Başarılı, zengin, nüfuz
sahibi birini düşünelim. Bu zatın yakın çevresinde çok sayıda sadece iyi gün
dostu, bol bol yiyici, istismarcı, çıkarcı ve benzeri insanlar
bulunabilir. Gayri samimilerin bazıları
mutlaka fark edilebilir ama bazıları da o kadar iyi, kaliteli bir maske takar
ki, tanınması çok zordur. Mevzu bahis itibarlı şahıs uyarıldığında, ciddiye almayabilir. Başına gelebilecek daha büyük bir kötülüğün
önüne geçilebilmesi için bazen musibetle uyarılır. Netice?
İflas etmiş büyük bir iş
adamını düşünün; çevresinde kaç iyi gün dostu, yiyici, çıkarcı insan kalır ki?
Hiç biri kalmaz, ilk fırsatta hepsi de ortadan kaybolur.
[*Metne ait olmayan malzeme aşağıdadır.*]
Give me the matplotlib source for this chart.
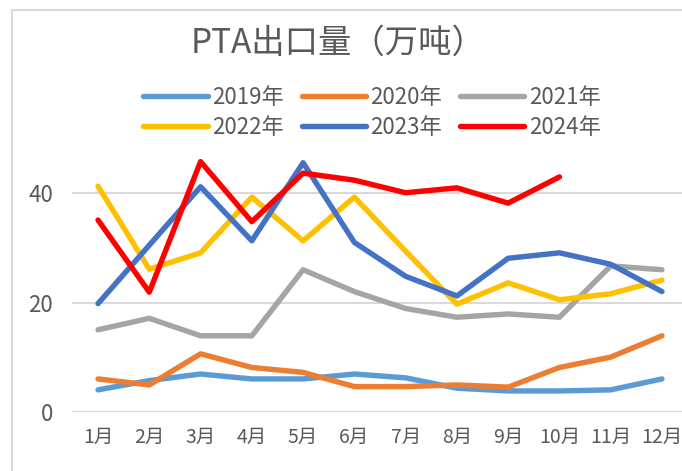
import matplotlib
matplotlib.use("Agg")
import matplotlib.pyplot as plt
from matplotlib.patches import Rectangle

plt.rcParams['font.family'] = ['Noto Sans CJK SC', 'DejaVu Sans']

months = ["1月", "2月", "3月", "4月", "5月", "6月", "7月", "8月", "9月", "10月", "11月", "12月"]
y2019 = [4.0, 5.7, 6.9, 6.0, 6.0, 6.9, 6.2, 4.3, 3.8, 3.8, 4.0, 6.0]
y2020 = [6.0, 4.9, 10.6, 8.1, 7.2, 4.6, 4.6, 4.9, 4.5, 8.1, 10.0, 13.9]
y2021 = [15.0, 17.1, 13.9, 13.9, 26.0, 22.0, 18.9, 17.3, 17.9, 17.3, 26.7, 26.0]
y2022 = [41.3, 26.1, 29.1, 39.3, 31.3, 39.3, 29.4, 19.7, 23.6, 20.5, 21.6, 24.1]
y2023 = [19.8, 30.5, 41.2, 31.3, 45.6, 31.0, 24.8, 21.2, 28.1, 29.1, 27.0, 22.0]
y2024 = [35.1, 21.9, 45.8, 34.8, 43.7, 42.4, 40.1, 41.0, 38.2, 43.0]
labels = ["2019年", "2020年", "2021年", "2022年", "2023年", "2024年"]
colors = ["#5B9BD5", "#ED7D31", "#A5A5A5", "#FFC000", "#4472C4", "#FF0000"]
title = "PTA出口量（万吨）"
yticks = [0, 20, 40]

W, H = 682, 471
fig = plt.figure(figsize=(W / 100, H / 100), dpi=100)

# chart border
fig.patches.append(Rectangle((12 / W, -0.1), 1.2, (H - 10) / H + 0.1,
                             transform=fig.transFigure, fill=False,
                             edgecolor="#D9D9D9", linewidth=1.5))

left_px, right_px = 72.4, 687.6
top_px, bot_px = 138.7, 411.7
ax = fig.add_axes([left_px / W, 1 - bot_px / H, (right_px - left_px) / W, (bot_px - top_px) / H])

series = [y2019, y2020, y2021, y2022, y2023, y2024]
handles = []
for vals, lab, col in zip(series, labels, colors):
    h, = ax.plot(range(len(vals)), vals, color=col, linewidth=3.9, label=lab,
                 solid_capstyle="round", solid_joinstyle="round")
    handles.append(h)

ax.set_xlim(-0.5, 11.5)
ax.set_ylim(0, 50)
ax.set_xticks(range(12))
ax.set_xticklabels(months)
ax.set_yticks(yticks)
ax.yaxis.grid(True, color="#D9D9D9", linewidth=1.5)
ax.set_axisbelow(True)
for s in ax.spines.values():
    s.set_visible(False)
ax.tick_params(axis="both", length=0, colors="#595959", labelsize=14)
ax.tick_params(axis="y", pad=14, labelsize=16)
ax.tick_params(axis="x", pad=11)

fig.text(338 / W, 1 - 43 / H, title, ha="center", va="center",
         fontsize=24, color="#595959")

order = [0, 3, 1, 4, 2, 5]
leg = fig.legend([handles[i] for i in order], [labels[i] for i in order],
                 ncol=3, loc="center", bbox_to_anchor=(372 / W, 1 - 112.5 / H),
                 frameon=False, fontsize=16, handlelength=2.9, handletextpad=0.2,
                 columnspacing=0.8, labelspacing=0.3, borderpad=0)
for t in leg.get_texts():
    t.set_color("#595959")

fig.savefig("out.png", dpi=100)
Belki de iflas
sayesinden çevresindeki art niyetli insanların şerrinden kurtuldu, belki de
dost maskesini takmış olan şerliler iş adamına telafisi mümkün olmayan devasa
bir hata yaptıracaklardı? Şekilde görüldüğü gibi bazen musibet, nimetten başka bir
şey değildir.
Yazıyı noktalayalım; beladan,
musibetten mutlaka kaçalım ama bize gelip çatmışsa eğer musibetin nedenlerini,
mesela nerde hata yaptım ben diye, iyice düşünelim.